Baseline 0.678 43.5 21.8 53.5 0.458
Random 0.744 27.0 29.3 41.8 0.555
Identity 0.643 46.9 22.1 56.0 0.434
Sph-Cap (Hard) 0.660 44.7 22.1 55.7 0.445
Sph-Cap (Soft) 0.615 48.9 18.7 54.2 0.422
Table 3: Performance of Spatial Mixup with different directional loudness matrix types in the larger sophisticated system.

4.3.2 Other effects

The general method allows to utilize a different order for the outputs than the input signals. However, even if a higher output order is selected, it is not possible to generate spatial information that is not already there. That said, for data augmentation purposes, having a higher order might enable a different architecture for neural network models, (e.g. with more input channels), as well as more nuanced directional loudness modifications. In addition, the labels can also be augmented as described in Equation (5). Cursory experimental results of both effects showed very small differences to results already presented, so these are not explicitly included in this paper.
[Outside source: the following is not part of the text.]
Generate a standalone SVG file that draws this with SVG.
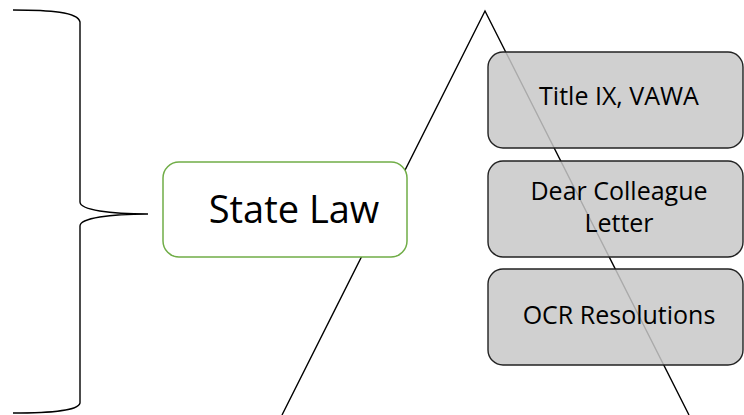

Nevertheless, it is possible that other tasks, in particular tasks with high order ambisonics data might see more significant performance gains when using spatial mixup.

4.3.3 Comparison to other data augmentation

Baseline (B1) 0.689 40.5 20.7 44.4 0.489
B1+Mixing 0.649 45.7 20.4 51.9 0.447
B1+Rotation 0.633 46.5 20.4 51.1 0.442
B1+SpecAugment 0.702 37.6 23.4 45.2 0.501
B1+EQ 0.675 42.5 20.9 44.6 0.480
B1+All 0.652 46.2 22.4 57.3 0.435
B1+Sph-cap (Soft) 0.662 42.8 20.1 45.7 0.472
B1+All+Sph-cap (Soft) 0.628 46.3 20.1 50.8 0.442
Table 4: Performance of common data augmentation method compared with the Spatial Mixup using the basic system.

Table 4 compares spatial mixup to other common data augmentation methods including mixing [shimada_2021:ACCDOAActivityCoupledCartesian], spec augment [park_2019:SpecAugmentSimpleData], FOA soundfield rotations [mazzon_2019:FirstOrderAmbisonics], random equalization [takahashi2017aenet] and a combination of all four. These results show that from the common augmentations, FOA rotations and mixing are the best performers, achieving a faster convergence and better metrics in general. While random EQ increases the performance slightly, it is surprising that spec augment is markedly worse than the baseline. More importantly, spatial mixup with soft spherical caps (using a grid with t-design of degree 7) shows considerable performance gains over the baseline, better than EQ but slightly less than mixing. Lastly, when comparing the combinations with and without spatial mixup, it seems that adding spherical caps reduces errors, but also reduces recall for events. However, larger systems might exploit this better.

A possible explanation for these results is that the DCASE 2021 Task3 benefits the most from methods that improve equivariance rather than invariance, given that both FOA rotations and mixing increase the coverage of the labels. In contrast, spatial mixup modifies the relative levels of certain directions, increasing sound level diversity for all events. Nonetheless, spatial mixup shows good results.

5 Conclusions

In this paper, we proposed a data augmentation method for sound event localization and detection (SELD) tasks, based on the application of spatial audio parametric effects, in a process we call Spatial Mixup. This enables modifications to the spatial characteristics of audio signals encoded in ambisonics format, by applying a transformation matrix to the time domain input signals. This matrix is obtained by spatially sampling the original soundfield, and appliying a directional loudness gain modification. The method was evaluated in the DCASE2021 Task3 dataset, which includes complex sound scenes with overlapping and non-stationary sources, as well as interference and background noise. The method proved effective when using gentle modifications known as soft spherical caps. It improves all metrics when compared to a non-augmented baseline, and shows similar advantages compared to well known augmentation methods. Future research could explore the application of the method for other machine learning tasks with spatial audio, as well as analyze further transforms such as audio warping or acoustic zoom.